PM slams US embassy for recalling Turkey’s assassinated ex-PM

PM slams US embassy for recalling Turkey’s assassinated ex-PM

ANKARA
PM slams US embassy for recalling Turkey’s assassinated ex-PM Prime Minister Binali Yıldırım has criticized the U.S. embassy after the embassy posted a picture of Nihat Erim, a former prime minister of a technocratic government formed after the 1971 coup, on the embassy’s official Twitter account, causing outrage among social media users. 

“I cannot find any relation to any messages of this post,” Yıldırım said Jan. 6. “He [the ambassador] is behaving in a silly fashion before he leaves,” Yıldırım said. 

“How did he think about that, we should ask him,” he said referring to U.S. Ambassador to Turkey John Bass. 

On Jan. 5, the U.S. embassy posted a picture of Erim along with former U.S. President Richard Nixon in a meeting on March 19, 1972, a year after a coup d’état in Turkey.

Serving almost a year in a technocrat government following the coup in 1971, Erim was assassinated months before the Sep. 12, 1980, coup d’état in an incident considered as an important milestone in the path toward the coup.

Following the embassy’s post, social media users started a debate, arguing that the embassy wanted to give a covert message by sharing a picture of an assassinated minister of a technocrat government formed after a coup.   

Erim is known for his quote, “if necessary, democracy should be covered with a blanket.”






‘US embassy aims to underline mutual friendship’

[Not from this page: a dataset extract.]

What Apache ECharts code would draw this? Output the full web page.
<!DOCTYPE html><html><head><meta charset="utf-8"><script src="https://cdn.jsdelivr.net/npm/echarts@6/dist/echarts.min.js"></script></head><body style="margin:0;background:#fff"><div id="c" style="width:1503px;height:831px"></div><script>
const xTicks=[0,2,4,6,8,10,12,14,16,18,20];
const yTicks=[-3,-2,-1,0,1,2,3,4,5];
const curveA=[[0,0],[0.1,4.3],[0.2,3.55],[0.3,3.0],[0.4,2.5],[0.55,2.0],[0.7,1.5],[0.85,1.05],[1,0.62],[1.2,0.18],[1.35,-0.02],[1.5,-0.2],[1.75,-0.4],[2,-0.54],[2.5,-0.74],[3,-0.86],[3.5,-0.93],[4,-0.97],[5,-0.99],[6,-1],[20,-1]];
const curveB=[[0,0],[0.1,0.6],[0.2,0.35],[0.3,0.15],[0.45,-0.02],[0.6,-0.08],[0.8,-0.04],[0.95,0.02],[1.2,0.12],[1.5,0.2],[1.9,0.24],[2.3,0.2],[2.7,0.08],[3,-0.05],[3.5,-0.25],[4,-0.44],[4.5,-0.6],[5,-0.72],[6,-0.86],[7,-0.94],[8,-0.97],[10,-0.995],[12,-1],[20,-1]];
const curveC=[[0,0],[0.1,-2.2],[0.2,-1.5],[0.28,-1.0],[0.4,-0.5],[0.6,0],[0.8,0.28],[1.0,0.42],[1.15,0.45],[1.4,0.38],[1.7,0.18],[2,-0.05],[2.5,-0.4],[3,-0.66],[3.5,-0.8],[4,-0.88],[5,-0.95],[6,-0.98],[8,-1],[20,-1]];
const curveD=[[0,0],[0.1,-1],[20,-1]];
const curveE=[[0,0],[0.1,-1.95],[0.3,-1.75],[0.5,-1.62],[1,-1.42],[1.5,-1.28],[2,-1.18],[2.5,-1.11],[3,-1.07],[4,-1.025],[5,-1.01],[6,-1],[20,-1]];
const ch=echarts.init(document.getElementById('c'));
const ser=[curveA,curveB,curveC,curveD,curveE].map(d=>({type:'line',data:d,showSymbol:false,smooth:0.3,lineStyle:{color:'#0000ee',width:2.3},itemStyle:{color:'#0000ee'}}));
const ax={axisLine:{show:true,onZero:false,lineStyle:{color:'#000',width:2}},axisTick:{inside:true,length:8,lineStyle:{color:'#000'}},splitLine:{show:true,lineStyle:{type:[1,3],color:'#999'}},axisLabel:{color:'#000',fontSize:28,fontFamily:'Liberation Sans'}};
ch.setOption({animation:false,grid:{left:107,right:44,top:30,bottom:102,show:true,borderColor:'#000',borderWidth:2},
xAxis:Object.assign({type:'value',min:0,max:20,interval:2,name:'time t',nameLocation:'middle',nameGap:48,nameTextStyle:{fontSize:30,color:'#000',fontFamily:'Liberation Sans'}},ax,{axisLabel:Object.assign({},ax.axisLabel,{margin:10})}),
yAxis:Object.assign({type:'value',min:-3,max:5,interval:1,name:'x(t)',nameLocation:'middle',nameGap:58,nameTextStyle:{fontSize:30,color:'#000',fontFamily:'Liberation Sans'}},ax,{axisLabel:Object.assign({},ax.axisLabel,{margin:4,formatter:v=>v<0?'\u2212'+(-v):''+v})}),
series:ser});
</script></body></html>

After the criticisms from social media users, the U.S. embassy said the embassy had been posting photographs of the joint meetings of Turkish and American officials and politicians from the archives under the hashtag #tbt and #TürkAmerikanDostluğu [Turkish-American Friendship] since last December and had displayed no underlying intention in posting the former PM.

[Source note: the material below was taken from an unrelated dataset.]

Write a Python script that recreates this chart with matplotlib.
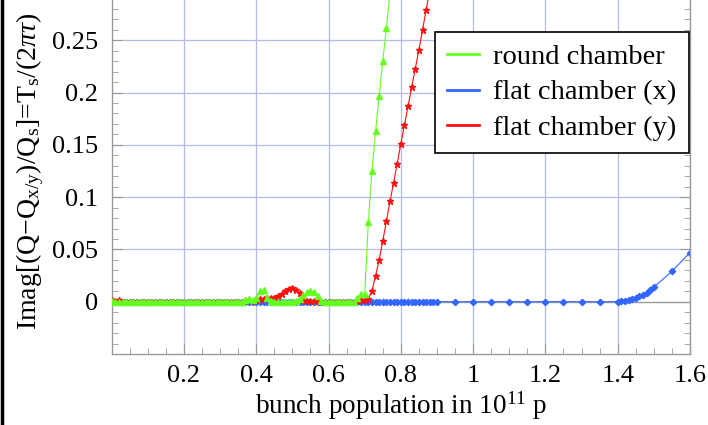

“These photographs found in our archives show multi-dimensional, deep and historical connections between the United States and Turkey,” an official from the embassy told the Hürriyet Daily News on Jan. 5, adding that the pictures of former U.S. Presidents Dwight D. Eisenhower and Franklin Roosevelt, as well as the former Turkish presidents İsmet İnönü and Celal Bayar, were also posted with the same hashtags.  

“There are no other intentions or other issues emphasized,” the source added. “On the other hand, it is necessary to question the purpose of those who try to find a hidden meaning behind the publication of photographs in the archives.”